O mal do colonialismo não está em não ter sido empreendedor e não ter deixado obra perdurável, sim no seu ocluso egoísmo. Queria a abundância e a prosperidade custasse o que custasse (deportações, mortes, escravatura, trabalho forçado, latrocínio…), ignorando que a fortuna, uma vez obtida, não está definitivamente adquirida e que, se os bens não se partilham, terríveis consequências virão. O colonialismo – e houve muito pior que o português, excepto na boca dos descendentes da ralé australiana – nunca soube que “cá se fazem, cá se pagam” (senão nós, os nossos descendentes), muito menos que só uma generosidade bem aceite leva à genuína felicidade. Ignorou (ignorava) que a Bíblia, o Corão, o Budismo, o Livro dos Mortos Egípcios e Tibetanos… são unânimes: se quer receber e ser rico há que, antes, ser generoso. Adiante porém.

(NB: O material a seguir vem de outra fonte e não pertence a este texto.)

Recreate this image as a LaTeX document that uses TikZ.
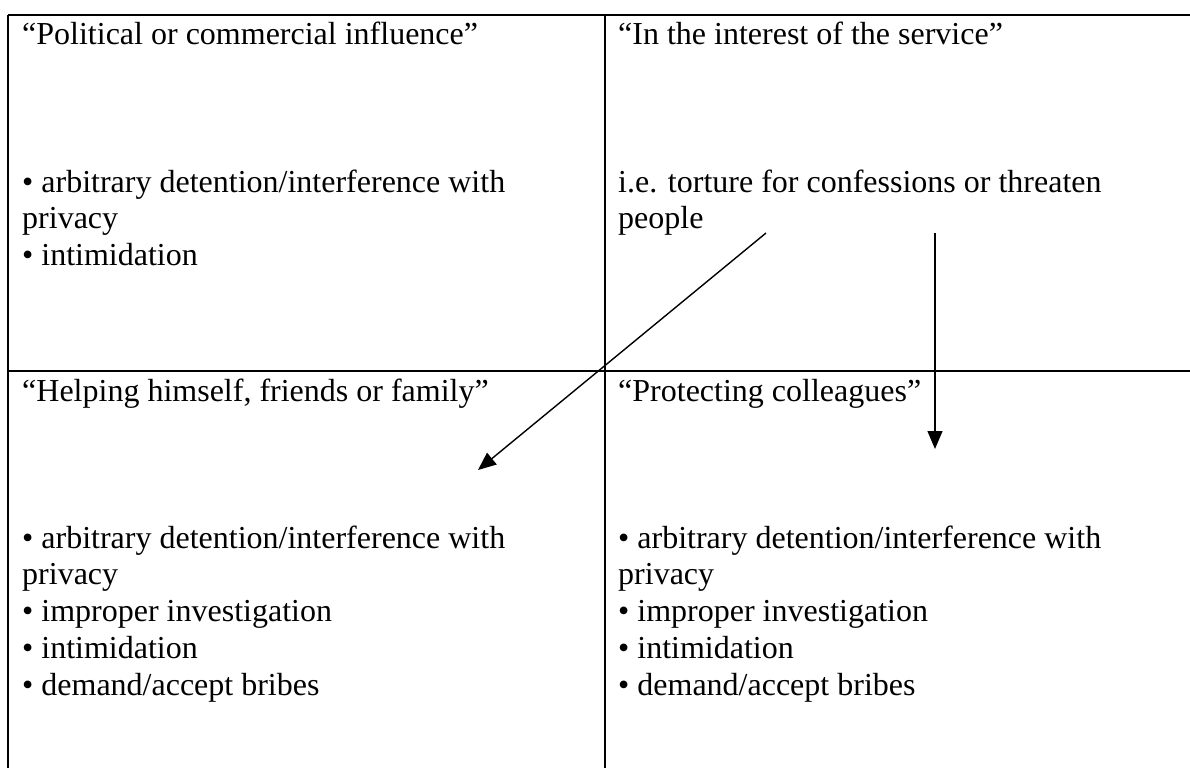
\documentclass[tikz,border=0pt]{standalone}
\usepackage{fontspec}
\setmainfont{Liberation Serif}
\usetikzlibrary{arrows.meta}
\begin{document}
\begin{tikzpicture}[x=1pt,y=-1pt,
  grid/.style={line width=2.2pt,black},
  txt/.style={anchor=base west,inner sep=0pt,font=\fontsize{32}{36.8}\selectfont},
  arr/.style={line width=1.4pt,-{Triangle[length=18pt,width=15pt]}}]
\useasboundingbox (0,0) rectangle (1190,768);
% grid
\coordinate (tl) at (8,15);
\coordinate (tr) at (1190,15);
\coordinate (ml) at (8,371);
\coordinate (mr) at (1190,371);
\coordinate (bl) at (8,768);
\coordinate (mt) at (605,15);
\coordinate (mb) at (605,768);
\draw[grid] (tl) -- (tr);
\draw[grid] (ml) -- (mr);
\draw[grid] (tl) -- (bl);
\draw[grid] (mt) -- (mb);
% texts
\node[txt] (t1) at (22,45) {“Political or commercial influence”};
\node[txt] (b1) at (22,192) {\vtop{\hbox{• arbitrary detention/interference with}\hbox{privacy}\hbox{• intimidation}}};
\node[txt] (t2) at (618,45) {“In the interest of the service”};
\node[txt] (b2) at (618,192) {\vtop{\hbox{i.e. torture for confessions or threaten}\hbox{people}}};
\node[txt] (t3) at (22,401) {“Helping himself, friends or family”};
\node[txt] (b3) at (22,548) {\vtop{\hbox{• arbitrary detention/interference with}\hbox{privacy}\hbox{• improper investigation}\hbox{• intimidation}\hbox{• demand/accept bribes}}};
\node[txt] (t4) at (618,401) {“Protecting colleagues”};
\node[txt] (b4) at (618,548) {\vtop{\hbox{• arbitrary detention/interference with}\hbox{privacy}\hbox{• improper investigation}\hbox{• intimidation}\hbox{• demand/accept bribes}}};
% arrows
\coordinate (a1s) at (766,233);
\coordinate (a1e) at (478,470);
\coordinate (a2s) at (935,233);
\coordinate (a2e) at (935,449);
\draw[arr] (a1s) -- (a1e);
\draw[arr] (a2s) -- (a2e);
\end{tikzpicture}
\end{document}
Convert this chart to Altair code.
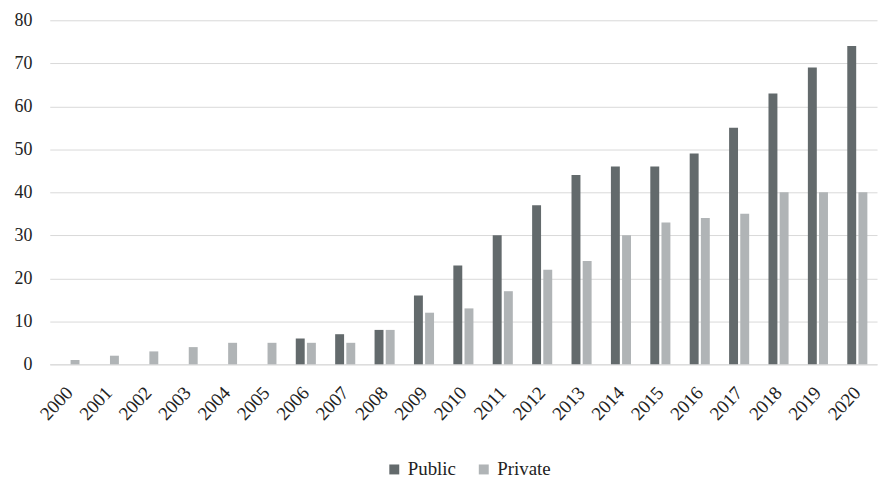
import altair as alt
import pandas as pd

years = [str(y) for y in range(2000, 2021)]
public = [0, 0, 0, 0, 0, 0, 6, 7, 8, 16, 23, 30, 37, 44, 46, 46, 49, 55, 63, 69, 74]
private = [1, 2, 3, 4, 5, 5, 5, 5, 8, 12, 13, 17, 22, 24, 30, 33, 34, 35, 40, 40, 40]
series = ["Public", "Private"]
colors = ["#636a6c", "#b0b4b6"]

rows = []
for i, y in enumerate(years):
    rows.append({"year": y, "type": "Public", "value": public[i]})
    rows.append({"year": y, "type": "Private", "value": private[i]})
df = pd.DataFrame(rows)

FONT = "Liberation Serif"

chart = alt.Chart(df).mark_bar(stroke=None).encode(
    x=alt.X("year:N", sort=years,
            scale=alt.Scale(paddingInner=0.49, paddingOuter=0.245),
            axis=alt.Axis(title=None, labelAngle=-47, labelFontSize=19, labelPadding=25,
                          labelFont=FONT, labelColor="#222222", labelAlign="right",
                          labelBaseline="middle",
                          ticks=False, domain=True, domainColor="#d9d9d9", grid=False)),
    xOffset=alt.XOffset("type:N", sort=series, scale=alt.Scale(paddingInner=0.2)),
    y=alt.Y("value:Q", scale=alt.Scale(domain=[0, 80]),
            axis=alt.Axis(title=None, values=list(range(0, 81, 10)), labelFontSize=18,
                          labelFont=FONT, labelColor="#222222",
                          labelPadding=18, ticks=False, domain=False, grid=True,
                          gridColor="#d9d9d9", gridWidth=1)),
    color=alt.Color("type:N", sort=series,
                    scale=alt.Scale(domain=series, range=colors),
                    legend=alt.Legend(title=None, orient="none", direction="horizontal",
                                      legendX=337, legendY=442, symbolType="square",
                                      symbolSize=100, symbolStrokeWidth=0, labelFontSize=19,
                                      labelFont="Liberation Serif, Times New Roman, serif",
                                      labelColor="#222222",
                                      labelOffset=4, columnPadding=18, padding=0)),
).properties(
    width=832, height=346,
    autosize=alt.AutoSizeParams(type="none"),
    padding={"left": 42, "top": 11, "right": 2, "bottom": 114},
).configure_view(stroke=None)

chart.save("out.html", embed_options={"renderer": "svg", "actions": False})
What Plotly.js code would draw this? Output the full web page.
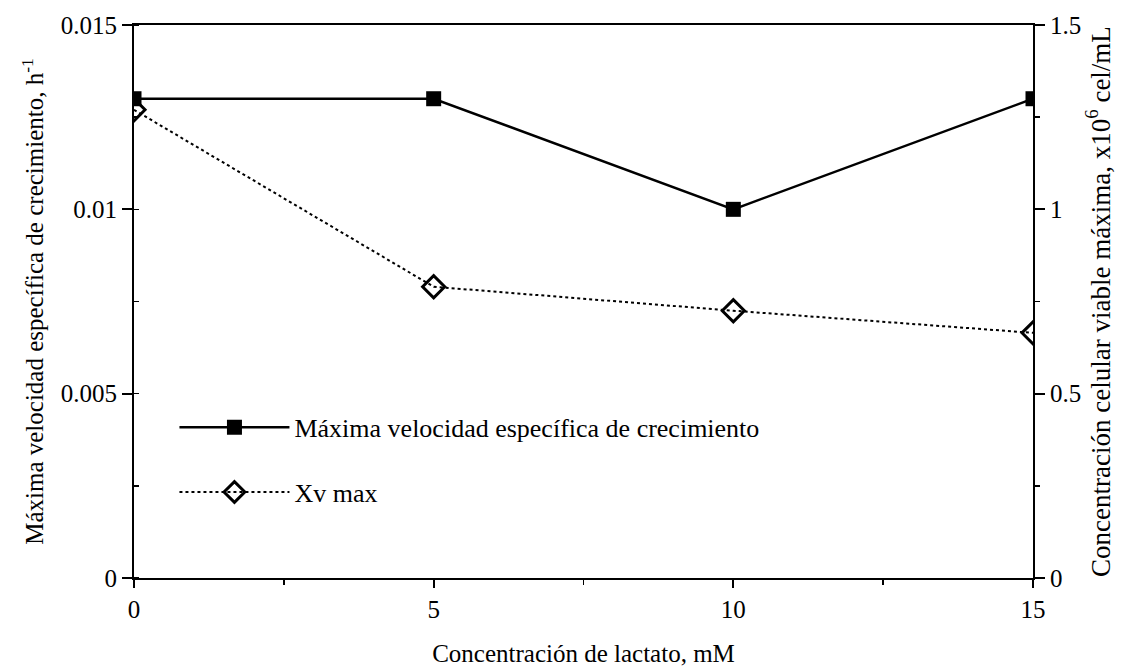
<!DOCTYPE html>
<html>
<head>
<meta charset="utf-8">
<script src="https://cdn.plot.ly/plotly-3.0.1.min.js"></script>
<style>html,body{margin:0;padding:0;background:#fff;}#chart{width:1134px;height:670px;}</style>
</head>
<body>
<div id="chart"></div>
<script>
const lactato = [0, 5, 10, 15];
const velocidadMax = [0.013, 0.013, 0.010, 0.013];
const xvMax = [1.27, 0.79, 0.725, 0.665];
const serie1Name = 'Máxima velocidad específica de crecimiento';
const serie2Name = 'Xv max';

const fam = 'Liberation Serif, Times New Roman, serif';
const font = {family: fam, size: 25, color: '#000'};
const legendFont = {family: fam, size: 26, color: '#000'};
const rightTitleFont = {family: fam, size: 27, color: '#000'};
const tickFont = {family: fam, size: 25, color: '#000'};

const traces = [
  {
    x: lactato, y: velocidadMax, name: serie1Name, type: 'scatter', mode: 'lines+markers',
    line: {color: '#000', width: 2.5},
    marker: {symbol: 'square', size: 15, color: '#000'},
    yaxis: 'y', legendgroup: 'a'
  },
  {
    x: lactato, y: xvMax, name: serie2Name, type: 'scatter', mode: 'lines+markers',
    line: {color: '#000', width: 2, dash: 'dot'},
    marker: {symbol: 'diamond-open', size: 17, color: '#000', line: {width: 3, color: '#000'}},
    yaxis: 'y2', legendgroup: 'b'
  }
];

const layout = {
  width: 1134, height: 670,
  margin: {l: 134, r: 101, t: 25, b: 92},
  paper_bgcolor: '#fff', plot_bgcolor: '#fff',
  font: font,
  showlegend: true,
  legend: {x: 0.045, y: 0.315, xanchor: 'left', yanchor: 'top', bgcolor: 'rgba(0,0,0,0)',
           font: legendFont, traceorder: 'grouped', tracegroupgap: 28, itemwidth: 110},
  xaxis: {
    range: [0, 15], tickvals: [0, 5, 10, 15], ticks: 'outside', ticklen: 8, tickwidth: 2,
    showline: true, linecolor: '#000', linewidth: 2, mirror: true, showgrid: false, zeroline: false,
    minor: {dtick: 2.5, ticks: 'outside', ticklen: 5, tickwidth: 1.5, tickcolor: '#000', showgrid: false},
    tickcolor: '#000', tickfont: tickFont,
    title: {text: 'Concentración de lactato, mM', font: font, standoff: 22}
  },
  yaxis: {
    range: [0, 0.015], tickvals: [0, 0.005, 0.01, 0.015], ticktext: ['0', '0.005', '0.01', '0.015'],
    ticks: 'outside', ticklen: 10, tickwidth: 2, tickcolor: '#000',
    showline: true, linecolor: '#000', linewidth: 2, showgrid: false, zeroline: false,
    minor: {dtick: 0.0025, ticks: 'inside', ticklen: 5, tickwidth: 1.5, tickcolor: '#000', showgrid: false},
    tickfont: tickFont,
    title: {text: 'Máxima velocidad específica de crecimiento, h<sup>-1</sup>', font: font, standoff: 10}
  },
  yaxis2: {
    overlaying: 'y', side: 'right',
    range: [0, 1.5], tickvals: [0, 0.5, 1, 1.5], ticktext: ['0', '0.5', '1', '1.5'],
    ticks: 'outside', ticklen: 10, tickwidth: 2, tickcolor: '#000',
    showline: true, linecolor: '#000', linewidth: 2, showgrid: false, zeroline: false,
    minor: {dtick: 0.25, ticks: 'outside', ticklen: 5, tickwidth: 1.5, tickcolor: '#000', showgrid: false},
    tickfont: tickFont,
    title: {text: 'Concentración celular viable máxima, x10<sup>6</sup> cel/mL', font: rightTitleFont, standoff: 10}
  }
};

Plotly.newPlot('chart', traces, layout, {displayModeBar: false, staticPlot: true});
</script>
</body>
</html>
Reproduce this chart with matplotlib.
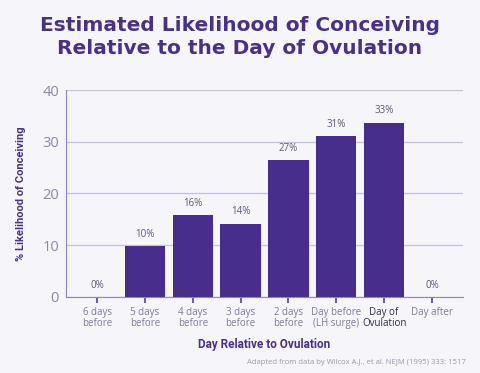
import matplotlib
matplotlib.use("Agg")
import matplotlib.pyplot as plt

# Data
days = ["6 days\nbefore", "5 days\nbefore", "4 days\nbefore", "3 days\nbefore",
        "2 days\nbefore", "Day before\n(LH surge)", "Day of\nOvulation", "Day after"]
likelihood = [0, 9.9, 15.8, 14.2, 26.5, 31.1, 33.7, 0]
value_labels = ["0%", "10%", "16%", "14%", "27%", "31%", "33%", "0%"]
y_ticks = [0, 10, 20, 30, 40]

PURPLE = "#472d8c"
TITLE = "#4a3088"
GRID = "#c9c4dc"
TICK_TEXT = "#7d7a9c"

plt.rcParams["font.family"] = ["Open Sans", "DejaVu Sans"]

fig = plt.figure(figsize=(4.8, 3.73), dpi=100, facecolor="#f6f5f9")
ax = fig.add_axes([0.1375, 0.2038, 0.8271, 0.5549])
ax.set_facecolor("#f6f5f9")

x = list(range(len(days)))
ax.bar(x, likelihood, width=0.84, color=PURPLE, zorder=3)

for xi, v, lab in zip(x, likelihood, value_labels):
    ax.text(xi, v + 1.2, lab, ha="center", va="bottom", fontsize=7,
            color="#5c5a78", zorder=4)

ax.set_xlim(-0.65, 7.65)
ax.set_ylim(0, 40)
ax.set_yticks(y_ticks)
ax.set_yticklabels([str(t) for t in y_ticks], fontsize=10.5, color="#8a88a4")
ax.yaxis.grid(True, color=GRID, linewidth=1.0, zorder=0)
ax.tick_params(axis="y", length=0, pad=5)

ax.set_xticks(x)
ax.set_xticklabels(days, fontsize=7, color=TICK_TEXT, linespacing=1.0)
ax.get_xticklabels()[6].set_color("#2e2a4a")
ax.tick_params(axis="x", length=4, width=1.5, color="#6a5fa0", pad=3)

for s in ["top", "right"]:
    ax.spines[s].set_visible(False)
ax.spines["left"].set_color("#8f86bd")
ax.spines["bottom"].set_color("#8f86bd")

ax.set_xlabel("Day Relative to Ovulation", fontsize=8.5, fontweight="bold",
              color=TITLE, family=["Roboto", "DejaVu Sans"], labelpad=7)
ax.set_ylabel("% Likelihood of Conceiving", fontsize=8, fontweight="bold",
              color=TITLE, family=["Roboto", "DejaVu Sans"], labelpad=12)

fig.text(0.5, 0.958, "Estimated Likelihood of Conceiving\nRelative to the Day of Ovulation",
         ha="center", va="top", fontsize=14.5, fontweight="bold", color=TITLE,
         family=["DejaVu Sans"], linespacing=1.3)
fig.text(0.97, 0.02, "Adapted from data by Wilcox A.J., et al. NEJM (1995) 333: 1517",
         ha="right", va="bottom", fontsize=5.5, color="#9a98ae")

fig.savefig("out.png", dpi=100, facecolor=fig.get_facecolor())
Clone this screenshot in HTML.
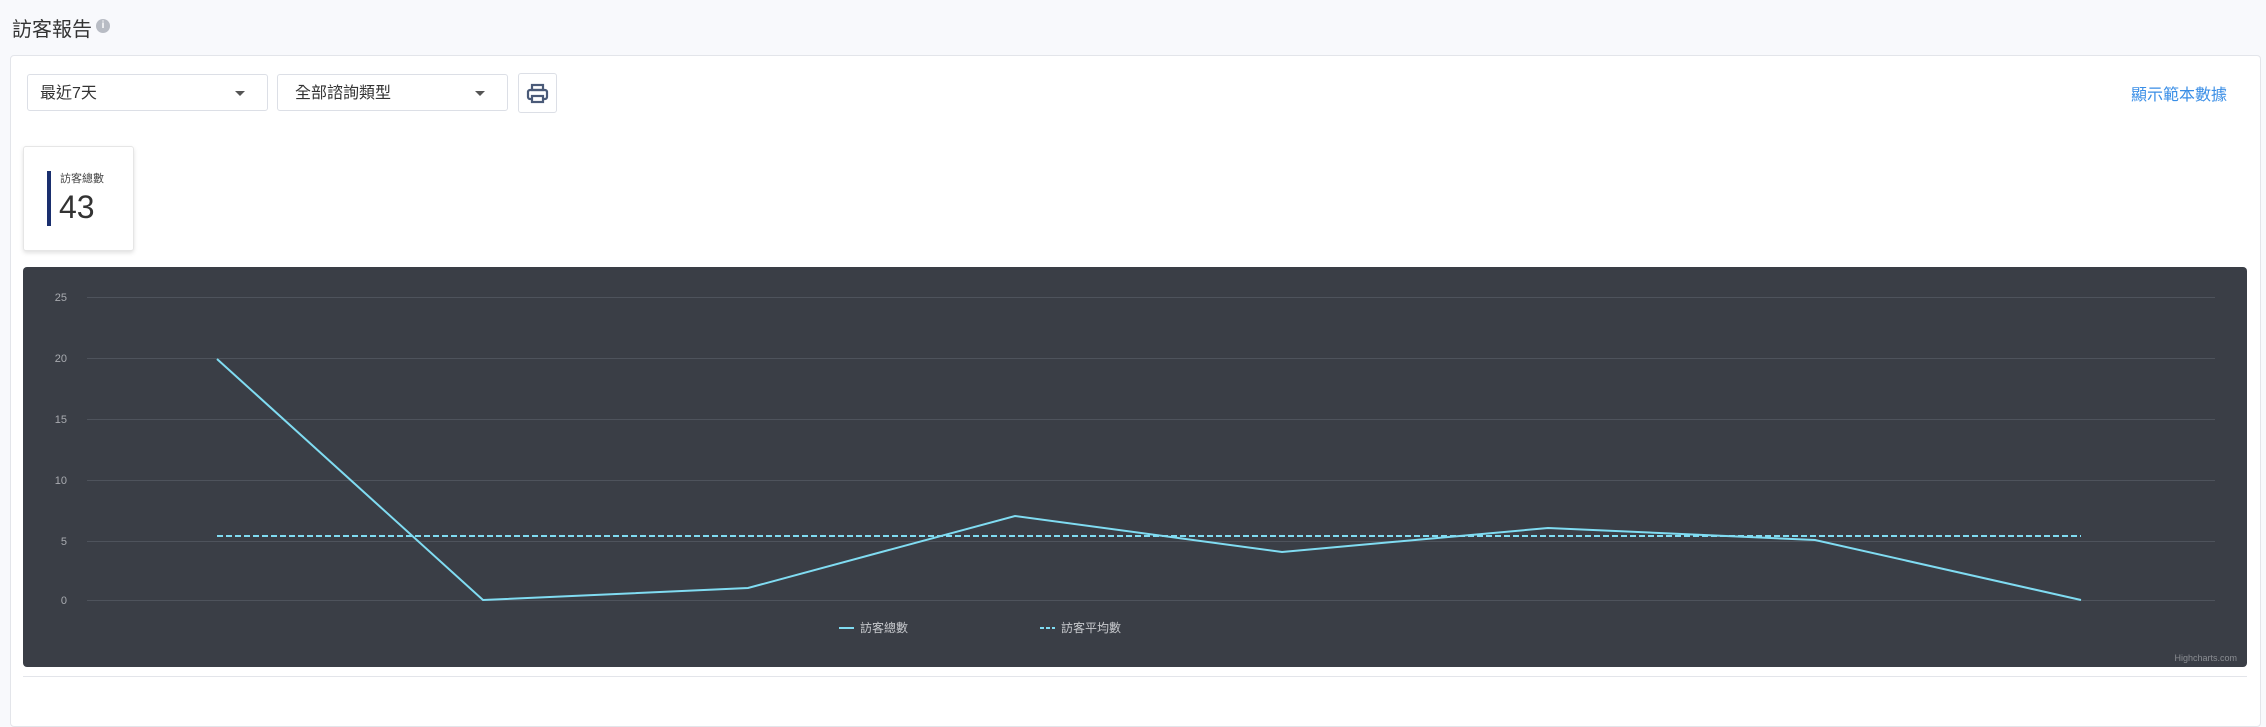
<!DOCTYPE html>
<html><head><meta charset="utf-8">
<style>
body{margin:0;width:2266px;height:710px;background:#f8f9fc;font-family:"Liberation Sans","Noto Sans CJK TC",sans-serif;position:relative;overflow:hidden}
.abs{position:absolute}
.title{left:12px;top:13px;font-size:20px;color:#333}
.info{left:96px;top:19px;width:14px;height:14px;border-radius:50%;background:#b8bcc4;color:#fff;font-size:10px;text-align:center;line-height:14px;font-weight:bold}
.card{left:10px;top:55px;width:2249px;height:670px;background:#fff;border:1px solid #e3e5ea;border-radius:4px}
.sel{top:74px;height:37px;border:1px solid #dcdfe6;border-radius:3px;background:#fff;font-size:16px;color:#333;line-height:37px;box-sizing:border-box;padding-left:12px}
.sel:after{content:"";position:absolute;right:22px;top:16px;border-left:5px solid transparent;border-right:5px solid transparent;border-top:5px solid #555}
.stat{left:23px;top:146px;width:109px;height:103px;background:#fff;border:1px solid #e6e6e6;border-radius:3px;box-shadow:0 2px 4px rgba(0,0,0,.12)}
</style></head><body>
<div class="abs title">訪客報告</div>
<div class="abs info">i</div>
<div class="abs card"></div>
<div class="abs sel" style="left:27px;width:241px">最近7天</div>
<div class="abs sel" style="left:277px;width:231px;padding-left:17px">全部諮詢類型</div>
<div class="abs" style="left:518px;top:73px;width:39px;height:40px;border:1px solid #dcdfe6;border-radius:3px;box-sizing:border-box;background:#fff">
<svg width="37" height="38" viewBox="0 0 37 38"><g fill="none" stroke="#4a5a78" stroke-width="2.2"><rect x="13" y="11" width="11" height="5"/><rect x="9" y="16" width="19" height="9" rx="2"/><rect x="13" y="22" width="11" height="6" fill="#fff"/></g></svg></div>
<div class="abs" style="left:2131px;top:81px;font-size:16px;color:#3a8ee6">顯示範本數據</div>
<div class="abs stat"></div>
<div class="abs" style="left:47px;top:171px;width:4px;height:55px;background:#1a2f6e"></div>
<div class="abs" style="left:60px;top:170px;font-size:11px;color:#444">訪客總數</div>
<div class="abs" style="left:59px;top:189px;font-size:32px;color:#333">43</div>
<svg class="abs" style="left:23px;top:267px" width="2224" height="400" viewBox="23 267 2224 400">
<rect x="23" y="267" width="2224" height="400" rx="4" fill="#3a3e46"/>
<g stroke="#4e535c" stroke-width="1">
<line x1="87" x2="2215" y1="297.5" y2="297.5"/><line x1="87" x2="2215" y1="358.5" y2="358.5"/><line x1="87" x2="2215" y1="419.5" y2="419.5"/><line x1="87" x2="2215" y1="480.5" y2="480.5"/><line x1="87" x2="2215" y1="541.5" y2="541.5"/><line x1="87" x2="2215" y1="600.5" y2="600.5"/>
</g>
<g fill="#a8abb0" font-size="11" text-anchor="end" font-family="Liberation Sans,sans-serif">
<text x="67" y="301">25</text><text x="67" y="362">20</text><text x="67" y="423">15</text><text x="67" y="484">10</text><text x="67" y="545">5</text><text x="67" y="604">0</text>
</g>
<line x1="217" x2="2081" y1="536" y2="536" stroke="#80dcf2" stroke-width="2" stroke-dasharray="6,3"/>
<polyline fill="none" stroke="#80dcf2" stroke-width="2" points="217,359 483,600 748,588 1015,516 1282,552 1548,528 1815,540 2081,600"/>
<line x1="839" x2="854" y1="628" y2="628" stroke="#80dcf2" stroke-width="2"/>
<text x="860" y="632" fill="#c8cace" font-size="12" font-family="Liberation Sans,Noto Sans CJK TC,sans-serif">訪客總數</text>
<line x1="1040" x2="1055" y1="628" y2="628" stroke="#80dcf2" stroke-width="2" stroke-dasharray="4,2"/>
<text x="1061" y="632" fill="#c8cace" font-size="12" font-family="Liberation Sans,Noto Sans CJK TC,sans-serif">訪客平均數</text>
<text x="2237" y="661" fill="#8a8d92" font-size="9" text-anchor="end" font-family="Liberation Sans,sans-serif">Highcharts.com</text>
</svg>
<div class="abs" style="left:23px;top:676px;width:2224px;height:1px;background:#e3e5ea"></div>
</body></html>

Após a conversa e o exaltante acolhimento da Edna e da Jessica o que se me deparou foi um conjunto de telas. Foi empolgante, porque o supremo requinte que a Arte é, ali estava, desde logo, a afirmar riqueza interior e prosperidade material. O espaço do pavilhão era tão exíguo e as condições de luminosidade tão insuficientes que não deu para extensas conclusões. Mas, muito gratamente surpreendido pela, exclamei para mim mesmo: Angola está safa!. Uma conclusão foi-me, pelo menos, possível: a arte dos pintores angolanos em Saragoça é afirmação de consciência, vitalidade, extrema alegria e total confiança no futuro.

As contagiantes juventude e alegria, bem como o acolhimento, da Edna e da Jessica são bem o que Angola é – uma presença e uma afirmação.